Copy the data below exactly, omitting any picture it contains.

******************************

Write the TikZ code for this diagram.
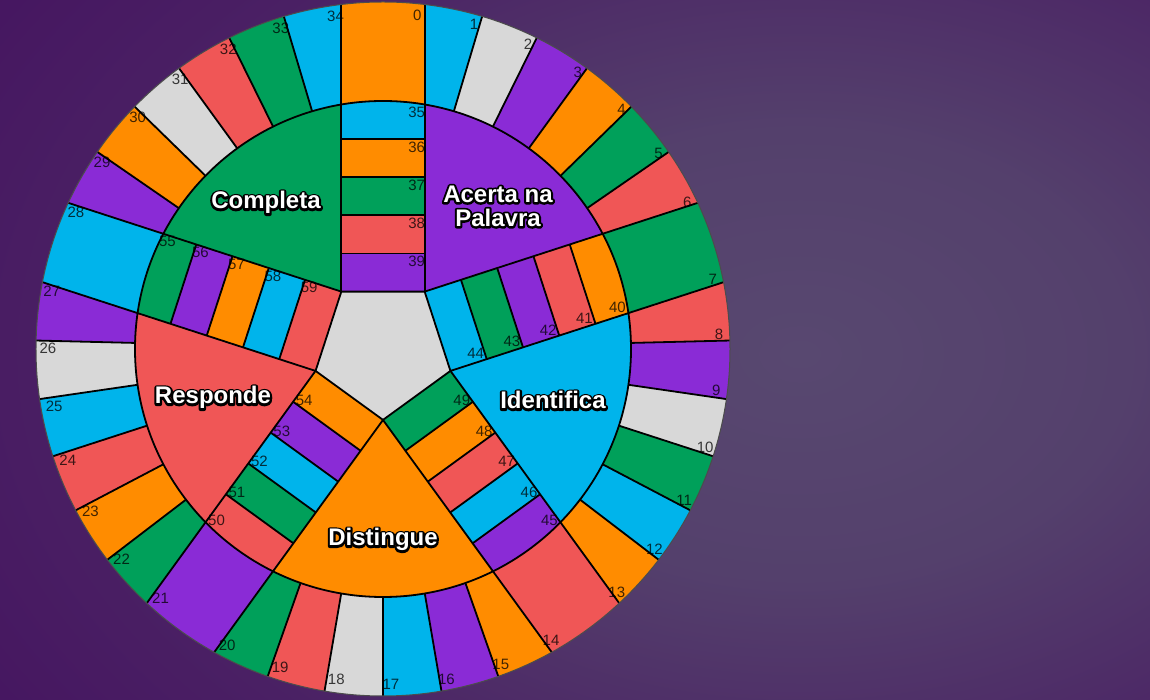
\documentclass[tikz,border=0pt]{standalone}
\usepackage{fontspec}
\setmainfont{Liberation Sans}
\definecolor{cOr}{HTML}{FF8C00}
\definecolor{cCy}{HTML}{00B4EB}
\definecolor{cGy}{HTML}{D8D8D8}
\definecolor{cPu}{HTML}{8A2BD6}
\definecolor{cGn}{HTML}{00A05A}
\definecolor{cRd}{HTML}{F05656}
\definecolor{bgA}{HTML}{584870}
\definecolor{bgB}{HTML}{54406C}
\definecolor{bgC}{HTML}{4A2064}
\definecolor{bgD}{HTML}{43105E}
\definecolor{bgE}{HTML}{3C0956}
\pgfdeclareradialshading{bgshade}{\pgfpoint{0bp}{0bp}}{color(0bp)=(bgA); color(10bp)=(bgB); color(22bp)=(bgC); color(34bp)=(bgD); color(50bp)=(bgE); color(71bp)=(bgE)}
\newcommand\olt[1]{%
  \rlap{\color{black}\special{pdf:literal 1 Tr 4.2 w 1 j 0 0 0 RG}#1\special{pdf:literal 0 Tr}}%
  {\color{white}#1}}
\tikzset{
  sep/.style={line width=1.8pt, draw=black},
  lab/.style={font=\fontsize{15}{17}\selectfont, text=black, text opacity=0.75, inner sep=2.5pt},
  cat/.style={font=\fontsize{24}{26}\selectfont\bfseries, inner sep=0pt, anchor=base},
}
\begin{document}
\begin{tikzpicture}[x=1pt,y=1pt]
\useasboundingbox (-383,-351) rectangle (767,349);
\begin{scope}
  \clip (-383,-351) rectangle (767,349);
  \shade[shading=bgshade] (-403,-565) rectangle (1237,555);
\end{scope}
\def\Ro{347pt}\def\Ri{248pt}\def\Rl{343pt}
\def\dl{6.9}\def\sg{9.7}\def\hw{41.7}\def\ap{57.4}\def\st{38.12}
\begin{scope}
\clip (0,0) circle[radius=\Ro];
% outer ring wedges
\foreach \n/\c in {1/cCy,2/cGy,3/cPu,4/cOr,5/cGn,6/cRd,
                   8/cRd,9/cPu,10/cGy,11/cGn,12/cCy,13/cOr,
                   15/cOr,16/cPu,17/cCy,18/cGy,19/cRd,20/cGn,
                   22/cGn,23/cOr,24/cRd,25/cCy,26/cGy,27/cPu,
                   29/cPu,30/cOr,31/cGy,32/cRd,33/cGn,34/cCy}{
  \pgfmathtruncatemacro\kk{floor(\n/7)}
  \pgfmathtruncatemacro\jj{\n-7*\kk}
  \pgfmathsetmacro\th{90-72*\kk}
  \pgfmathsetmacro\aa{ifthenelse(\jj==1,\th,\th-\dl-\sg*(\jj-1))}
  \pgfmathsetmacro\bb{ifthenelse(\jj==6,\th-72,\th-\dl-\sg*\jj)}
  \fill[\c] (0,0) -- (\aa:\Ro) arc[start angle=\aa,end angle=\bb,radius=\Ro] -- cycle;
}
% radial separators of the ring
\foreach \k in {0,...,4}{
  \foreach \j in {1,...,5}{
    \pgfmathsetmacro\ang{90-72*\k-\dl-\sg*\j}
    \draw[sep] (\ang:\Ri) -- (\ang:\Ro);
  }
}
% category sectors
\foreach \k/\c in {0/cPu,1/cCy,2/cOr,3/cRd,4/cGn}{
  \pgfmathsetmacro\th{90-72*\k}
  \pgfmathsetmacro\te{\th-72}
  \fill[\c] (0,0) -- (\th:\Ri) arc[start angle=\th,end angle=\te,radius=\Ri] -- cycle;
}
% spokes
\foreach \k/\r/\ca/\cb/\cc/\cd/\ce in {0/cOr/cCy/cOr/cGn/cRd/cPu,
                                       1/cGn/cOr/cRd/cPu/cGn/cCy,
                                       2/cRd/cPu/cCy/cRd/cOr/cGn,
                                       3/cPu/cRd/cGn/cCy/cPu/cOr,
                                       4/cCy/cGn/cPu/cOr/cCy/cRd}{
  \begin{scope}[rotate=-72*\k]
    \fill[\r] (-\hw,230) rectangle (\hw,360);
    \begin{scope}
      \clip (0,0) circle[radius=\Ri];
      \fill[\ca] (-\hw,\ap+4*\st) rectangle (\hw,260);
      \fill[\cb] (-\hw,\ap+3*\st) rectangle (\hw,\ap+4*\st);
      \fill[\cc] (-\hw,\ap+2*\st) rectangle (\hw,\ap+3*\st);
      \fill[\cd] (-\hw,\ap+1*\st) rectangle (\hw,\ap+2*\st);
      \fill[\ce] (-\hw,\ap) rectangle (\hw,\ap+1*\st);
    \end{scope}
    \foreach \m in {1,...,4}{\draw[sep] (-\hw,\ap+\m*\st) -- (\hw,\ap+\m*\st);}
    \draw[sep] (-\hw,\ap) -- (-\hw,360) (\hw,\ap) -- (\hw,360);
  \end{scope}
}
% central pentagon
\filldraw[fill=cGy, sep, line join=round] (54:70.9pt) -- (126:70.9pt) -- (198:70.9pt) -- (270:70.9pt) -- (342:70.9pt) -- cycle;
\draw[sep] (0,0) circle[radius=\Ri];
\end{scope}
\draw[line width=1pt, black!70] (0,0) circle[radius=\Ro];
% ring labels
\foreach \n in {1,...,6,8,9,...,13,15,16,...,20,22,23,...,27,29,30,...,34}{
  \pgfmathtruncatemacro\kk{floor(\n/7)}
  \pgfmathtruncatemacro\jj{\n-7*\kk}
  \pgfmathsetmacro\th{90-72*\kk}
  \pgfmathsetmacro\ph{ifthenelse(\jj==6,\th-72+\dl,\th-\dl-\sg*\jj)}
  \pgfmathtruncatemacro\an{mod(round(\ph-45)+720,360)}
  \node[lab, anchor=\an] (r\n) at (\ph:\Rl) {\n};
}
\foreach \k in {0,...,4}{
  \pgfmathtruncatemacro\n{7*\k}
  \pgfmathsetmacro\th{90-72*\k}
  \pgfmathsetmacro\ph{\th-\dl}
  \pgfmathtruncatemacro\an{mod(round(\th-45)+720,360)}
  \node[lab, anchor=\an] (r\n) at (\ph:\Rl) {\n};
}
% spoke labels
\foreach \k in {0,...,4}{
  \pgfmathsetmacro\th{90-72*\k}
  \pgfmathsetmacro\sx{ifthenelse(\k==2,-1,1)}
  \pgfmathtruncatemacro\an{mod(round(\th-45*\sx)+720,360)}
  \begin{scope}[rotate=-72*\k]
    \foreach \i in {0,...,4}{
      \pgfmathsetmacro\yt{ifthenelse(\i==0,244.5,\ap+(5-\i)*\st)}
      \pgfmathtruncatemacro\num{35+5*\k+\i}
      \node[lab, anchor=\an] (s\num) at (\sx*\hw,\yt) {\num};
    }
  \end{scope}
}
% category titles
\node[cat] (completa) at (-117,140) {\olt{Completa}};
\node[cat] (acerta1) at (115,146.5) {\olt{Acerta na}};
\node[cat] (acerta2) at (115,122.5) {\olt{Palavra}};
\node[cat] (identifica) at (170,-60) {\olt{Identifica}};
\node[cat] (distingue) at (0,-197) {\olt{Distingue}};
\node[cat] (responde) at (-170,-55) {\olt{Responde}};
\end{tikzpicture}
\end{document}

******************************

# Solution to the exercise
Write the TikZ code for this diagram.
\documentclass[tikz,border=0pt]{standalone}
\usepackage{fontspec}
\setmainfont{Liberation Sans}
\definecolor{cOr}{HTML}{FF8C00}
\definecolor{cCy}{HTML}{00B4EB}
\definecolor{cGy}{HTML}{D8D8D8}
\definecolor{cPu}{HTML}{8A2BD6}
\definecolor{cGn}{HTML}{00A05A}
\definecolor{cRd}{HTML}{F05656}
\definecolor{bgA}{HTML}{584870}
\definecolor{bgB}{HTML}{54406C}
\definecolor{bgC}{HTML}{4A2064}
\definecolor{bgD}{HTML}{43105E}
\definecolor{bgE}{HTML}{3C0956}
\pgfdeclareradialshading{bgshade}{\pgfpoint{0bp}{0bp}}{color(0bp)=(bgA); color(10bp)=(bgB); color(22bp)=(bgC); color(34bp)=(bgD); color(50bp)=(bgE); color(71bp)=(bgE)}
\newcommand\olt[1]{%
  \rlap{\color{black}\special{pdf:literal 1 Tr 4.2 w 1 j 0 0 0 RG}#1\special{pdf:literal 0 Tr}}%
  {\color{white}#1}}
\tikzset{
  sep/.style={line width=1.8pt, draw=black},
  lab/.style={font=\fontsize{15}{17}\selectfont, text=black, text opacity=0.75, inner sep=2.5pt},
  cat/.style={font=\fontsize{24}{26}\selectfont\bfseries, inner sep=0pt, anchor=base},
}
\begin{document}
\begin{tikzpicture}[x=1pt,y=1pt]
\useasboundingbox (-383,-351) rectangle (767,349);
\begin{scope}
  \clip (-383,-351) rectangle (767,349);
  \shade[shading=bgshade] (-403,-565) rectangle (1237,555);
\end{scope}
\def\Ro{347pt}\def\Ri{248pt}\def\Rl{343pt}
\def\dl{6.9}\def\sg{9.7}\def\hw{41.7}\def\ap{57.4}\def\st{38.12}
\begin{scope}
\clip (0,0) circle[radius=\Ro];
% outer ring wedges
\foreach \n/\c in {1/cCy,2/cGy,3/cPu,4/cOr,5/cGn,6/cRd,
                   8/cRd,9/cPu,10/cGy,11/cGn,12/cCy,13/cOr,
                   15/cOr,16/cPu,17/cCy,18/cGy,19/cRd,20/cGn,
                   22/cGn,23/cOr,24/cRd,25/cCy,26/cGy,27/cPu,
                   29/cPu,30/cOr,31/cGy,32/cRd,33/cGn,34/cCy}{
  \pgfmathtruncatemacro\kk{floor(\n/7)}
  \pgfmathtruncatemacro\jj{\n-7*\kk}
  \pgfmathsetmacro\th{90-72*\kk}
  \pgfmathsetmacro\aa{ifthenelse(\jj==1,\th,\th-\dl-\sg*(\jj-1))}
  \pgfmathsetmacro\bb{ifthenelse(\jj==6,\th-72,\th-\dl-\sg*\jj)}
  \fill[\c] (0,0) -- (\aa:\Ro) arc[start angle=\aa,end angle=\bb,radius=\Ro] -- cycle;
}
% radial separators of the ring
\foreach \k in {0,...,4}{
  \foreach \j in {1,...,5}{
    \pgfmathsetmacro\ang{90-72*\k-\dl-\sg*\j}
    \draw[sep] (\ang:\Ri) -- (\ang:\Ro);
  }
}
% category sectors
\foreach \k/\c in {0/cPu,1/cCy,2/cOr,3/cRd,4/cGn}{
  \pgfmathsetmacro\th{90-72*\k}
  \pgfmathsetmacro\te{\th-72}
  \fill[\c] (0,0) -- (\th:\Ri) arc[start angle=\th,end angle=\te,radius=\Ri] -- cycle;
}
% spokes
\foreach \k/\r/\ca/\cb/\cc/\cd/\ce in {0/cOr/cCy/cOr/cGn/cRd/cPu,
                                       1/cGn/cOr/cRd/cPu/cGn/cCy,
                                       2/cRd/cPu/cCy/cRd/cOr/cGn,
                                       3/cPu/cRd/cGn/cCy/cPu/cOr,
                                       4/cCy/cGn/cPu/cOr/cCy/cRd}{
  \begin{scope}[rotate=-72*\k]
    \fill[\r] (-\hw,230) rectangle (\hw,360);
    \begin{scope}
      \clip (0,0) circle[radius=\Ri];
      \fill[\ca] (-\hw,\ap+4*\st) rectangle (\hw,260);
      \fill[\cb] (-\hw,\ap+3*\st) rectangle (\hw,\ap+4*\st);
      \fill[\cc] (-\hw,\ap+2*\st) rectangle (\hw,\ap+3*\st);
      \fill[\cd] (-\hw,\ap+1*\st) rectangle (\hw,\ap+2*\st);
      \fill[\ce] (-\hw,\ap) rectangle (\hw,\ap+1*\st);
    \end{scope}
    \foreach \m in {1,...,4}{\draw[sep] (-\hw,\ap+\m*\st) -- (\hw,\ap+\m*\st);}
    \draw[sep] (-\hw,\ap) -- (-\hw,360) (\hw,\ap) -- (\hw,360);
  \end{scope}
}
% central pentagon
\filldraw[fill=cGy, sep, line join=round] (54:70.9pt) -- (126:70.9pt) -- (198:70.9pt) -- (270:70.9pt) -- (342:70.9pt) -- cycle;
\draw[sep] (0,0) circle[radius=\Ri];
\end{scope}
\draw[line width=1pt, black!70] (0,0) circle[radius=\Ro];
% ring labels
\foreach \n in {1,...,6,8,9,...,13,15,16,...,20,22,23,...,27,29,30,...,34}{
  \pgfmathtruncatemacro\kk{floor(\n/7)}
  \pgfmathtruncatemacro\jj{\n-7*\kk}
  \pgfmathsetmacro\th{90-72*\kk}
  \pgfmathsetmacro\ph{ifthenelse(\jj==6,\th-72+\dl,\th-\dl-\sg*\jj)}
  \pgfmathtruncatemacro\an{mod(round(\ph-45)+720,360)}
  \node[lab, anchor=\an] (r\n) at (\ph:\Rl) {\n};
}
\foreach \k in {0,...,4}{
  \pgfmathtruncatemacro\n{7*\k}
  \pgfmathsetmacro\th{90-72*\k}
  \pgfmathsetmacro\ph{\th-\dl}
  \pgfmathtruncatemacro\an{mod(round(\th-45)+720,360)}
  \node[lab, anchor=\an] (r\n) at (\ph:\Rl) {\n};
}
% spoke labels
\foreach \k in {0,...,4}{
  \pgfmathsetmacro\th{90-72*\k}
  \pgfmathsetmacro\sx{ifthenelse(\k==2,-1,1)}
  \pgfmathtruncatemacro\an{mod(round(\th-45*\sx)+720,360)}
  \begin{scope}[rotate=-72*\k]
    \foreach \i in {0,...,4}{
      \pgfmathsetmacro\yt{ifthenelse(\i==0,244.5,\ap+(5-\i)*\st)}
      \pgfmathtruncatemacro\num{35+5*\k+\i}
      \node[lab, anchor=\an] (s\num) at (\sx*\hw,\yt) {\num};
    }
  \end{scope}
}
% category titles
\node[cat] (completa) at (-117,140) {\olt{Completa}};
\node[cat] (acerta1) at (115,146.5) {\olt{Acerta na}};
\node[cat] (acerta2) at (115,122.5) {\olt{Palavra}};
\node[cat] (identifica) at (170,-60) {\olt{Identifica}};
\node[cat] (distingue) at (0,-197) {\olt{Distingue}};
\node[cat] (responde) at (-170,-55) {\olt{Responde}};
\end{tikzpicture}
\end{document}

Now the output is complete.